Singaporean politician

Lew Syn Pau is a former Member of Parliament for the Kreta Ayer-Tanglin Group Representation Constituency in Singapore as a People's Action Party politician. From 2002 to 2014, he was the President of the Singapore Manufacturing Federation (SMF); then called the Singapore Manufacturers' Association.

==Education==
A Singapore Government scholar, Lew had his early education in ACS (Anglo-Chinese-School) and later began his career with the Singapore Civil Service. He holds a Masters of Engineering from Cambridge University UK, and a Masters in Business Administration from Stanford University, USA.

==Career==
According to corporate appointment announcements to the Singapore Exchange, Lew, along with Chow Kok Kee and Wee Cow Jaw, has the most directorships, 14, of any person in Singapore.

In 2005, he was charged under the Companies Act for contravening Section 76(1)(a)(i)(A) of the Companies Act (alleged illegal financial assistance). Lew was accused of abetting Wong Sheung Sze, chairman of Broadway Industrial Group, in unlawfully giving financial assistance to a third party to buy shares in the company.

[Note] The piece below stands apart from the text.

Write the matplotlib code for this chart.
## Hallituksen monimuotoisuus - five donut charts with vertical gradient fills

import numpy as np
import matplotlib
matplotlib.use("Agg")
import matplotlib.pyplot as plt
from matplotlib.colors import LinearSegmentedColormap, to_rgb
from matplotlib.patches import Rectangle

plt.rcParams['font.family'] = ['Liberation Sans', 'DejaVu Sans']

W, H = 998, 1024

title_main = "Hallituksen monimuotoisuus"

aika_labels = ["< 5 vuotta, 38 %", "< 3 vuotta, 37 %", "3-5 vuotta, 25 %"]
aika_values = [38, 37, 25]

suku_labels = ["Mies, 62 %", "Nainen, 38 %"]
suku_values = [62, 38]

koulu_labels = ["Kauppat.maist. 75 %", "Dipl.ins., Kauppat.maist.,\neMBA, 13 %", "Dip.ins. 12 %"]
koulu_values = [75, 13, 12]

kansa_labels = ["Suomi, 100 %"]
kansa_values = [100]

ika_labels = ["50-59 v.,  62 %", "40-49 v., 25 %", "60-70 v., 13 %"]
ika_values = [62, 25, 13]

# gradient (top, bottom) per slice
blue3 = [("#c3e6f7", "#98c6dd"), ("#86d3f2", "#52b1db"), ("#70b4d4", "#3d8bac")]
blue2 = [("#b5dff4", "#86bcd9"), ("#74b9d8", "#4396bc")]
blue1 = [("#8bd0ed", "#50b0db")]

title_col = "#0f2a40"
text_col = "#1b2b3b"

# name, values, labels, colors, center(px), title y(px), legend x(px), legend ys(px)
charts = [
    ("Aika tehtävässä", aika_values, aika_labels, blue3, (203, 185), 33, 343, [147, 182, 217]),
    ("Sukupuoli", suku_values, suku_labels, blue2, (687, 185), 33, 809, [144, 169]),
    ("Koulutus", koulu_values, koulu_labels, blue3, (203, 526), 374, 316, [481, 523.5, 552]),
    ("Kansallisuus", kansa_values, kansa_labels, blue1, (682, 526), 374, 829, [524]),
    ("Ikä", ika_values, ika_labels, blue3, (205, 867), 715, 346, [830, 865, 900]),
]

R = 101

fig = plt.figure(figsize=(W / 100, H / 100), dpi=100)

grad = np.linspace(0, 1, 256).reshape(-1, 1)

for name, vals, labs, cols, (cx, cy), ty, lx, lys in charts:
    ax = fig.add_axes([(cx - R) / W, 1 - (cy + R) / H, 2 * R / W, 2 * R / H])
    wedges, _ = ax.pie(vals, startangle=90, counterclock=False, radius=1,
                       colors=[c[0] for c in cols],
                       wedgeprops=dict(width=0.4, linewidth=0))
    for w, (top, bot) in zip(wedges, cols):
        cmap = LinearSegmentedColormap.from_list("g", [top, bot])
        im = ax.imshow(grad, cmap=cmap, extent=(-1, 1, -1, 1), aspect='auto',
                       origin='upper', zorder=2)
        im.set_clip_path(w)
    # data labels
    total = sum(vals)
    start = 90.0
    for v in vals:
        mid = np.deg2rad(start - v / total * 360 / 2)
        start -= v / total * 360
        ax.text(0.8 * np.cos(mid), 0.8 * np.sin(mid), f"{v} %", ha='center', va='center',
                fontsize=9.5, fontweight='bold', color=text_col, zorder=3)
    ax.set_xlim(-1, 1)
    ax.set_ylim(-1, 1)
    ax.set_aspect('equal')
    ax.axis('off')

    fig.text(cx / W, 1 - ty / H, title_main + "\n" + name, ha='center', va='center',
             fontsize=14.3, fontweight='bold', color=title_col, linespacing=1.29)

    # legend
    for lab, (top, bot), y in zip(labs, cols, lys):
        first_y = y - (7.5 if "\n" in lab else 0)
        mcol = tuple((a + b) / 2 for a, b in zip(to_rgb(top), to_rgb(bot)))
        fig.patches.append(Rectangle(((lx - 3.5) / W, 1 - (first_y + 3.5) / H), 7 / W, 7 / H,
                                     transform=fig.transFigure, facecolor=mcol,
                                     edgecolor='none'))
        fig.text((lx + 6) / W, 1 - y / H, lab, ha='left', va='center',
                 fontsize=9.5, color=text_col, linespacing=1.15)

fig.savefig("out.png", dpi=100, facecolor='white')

Defence lawyers argued that the loan was legal because it was made by an overseas subsidiary, Compart Asia Pacific, the Mauritius-incorporated unit of Broadway. Lew was alleged to have taken a director's loan in 2004 of S$4.2 million from that company.

Lew and Wong were acquitted by the Singapore High Court in August 2006.

===Political career===
From 1988 to 2001, Lew was a Member of Parliament. He was also Chairman of the Government Parliamentary Committee for National Development.